Deep neural networks (DNNs) often accept high-dimensional media data (e.g., photos, text, and audio) and understand their perceptual content (e.g., a cat). To test DNNs, diverse inputs are needed to trigger mis-predictions. Some preliminary works use byte-level mutations or domain-specific filters (e.g., foggy), whose enabled mutations may be limited and likely error-prone. SOTA works employ deep generative models to generate (infinite) inputs. Also, to keep the mutated inputs perceptually valid (e.g., a cat remains a "cat" after mutation), existing efforts rely on imprecise and less generalizable heuristics. This study revisits two key objectives in media input mutation - perception diversity (DIV) and validity (VAL) - in a rigorous manner based on manifold, a well-developed theory capturing perceptions of high-dimensional media data in a low-dimensional space. We show important results that DIV and VAL inextricably bound each other, and prove that SOTA generative model-based methods fundamentally fail to mutate real-world media data (either sacrificing DIV or VAL). In contrast, we discuss the feasibility of mutating real-world media data with provably high DIV and VAL based on manifold. We concretize the technical solution of mutating media data of various formats (images, audios, text) via a unified manner based on manifold. Specifically, when media data are projected into a low-dimensional manifold, the data can be mutated by walking on the manifold with certain directions and step sizes. When contrasted with the input data, the mutated data exhibit encouraging DIV in the perceptual traits (e.g., lying vs. standing dog) while retaining reasonably high VAL (i.e., a dog remains a dog). We implement our techniques in DEEPWALK for testing DNNs. DEEPWALK outperforms prior methods in testing comprehensiveness and can find more error-triggering inputs with higher quality.

翻译：深度神经网络（DNN）常接收高维媒体数据（如照片、文本和音频）并理解其感知内容（如"猫"）。为测试DNN，需要多样化的输入以触发错误预测。早期工作采用字节级变异或领域特定滤波器（如雾化滤镜），其实现的变异可能受限且易出错。
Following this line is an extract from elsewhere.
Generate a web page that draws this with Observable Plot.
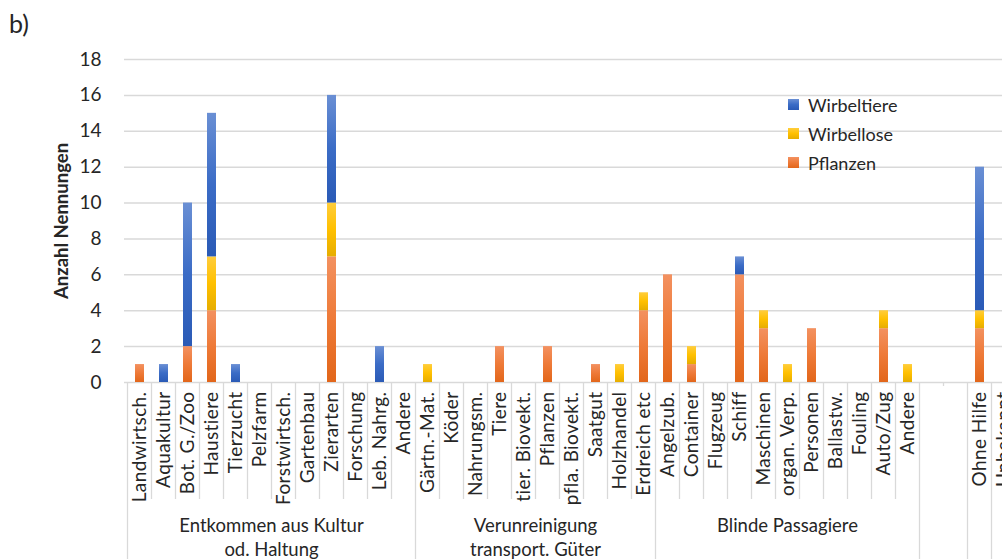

当前最优方法借助深度生成模型生成（无限）输入，同时为保持变异输入的感知有效性（例如"猫"变异后仍为"猫"），现有研究依赖不精确且泛化性较弱的启发式规则。本研究基于流形理论——一种在低维空间捕获高维媒体数据感知特性的成熟理论——重新严格审视媒体输入变异的两大目标：感知多样性（DIV）与有效性（VAL）。我们证明DIV与VAL存在不可分割的相互约束关系，并论证基于生成模型的最新方法从根本上无法实现真实世界媒体数据的有效变异（必然牺牲DIV或VAL）。反之，我们探讨了基于流形实现兼具高DIV与高VAL的真实世界媒体数据变异的可行性，并具体实现了一种统一框架，通过将不同格式（图像、音频、文本）的媒体数据投影至低维流形，沿特定方向与步长进行流形行走以完成变异。实验表明，变异后数据在保留合理高VAL（如"狗"仍为"狗"）的同时，其感知特征（如"躺卧狗"与"站立狗"）展现出显著DIV优势。我们基于该技术实现DEEPWALK框架用于DNN测试，其在测试全面性上超越现有方法，且能发现更多高质量的错误触发输入。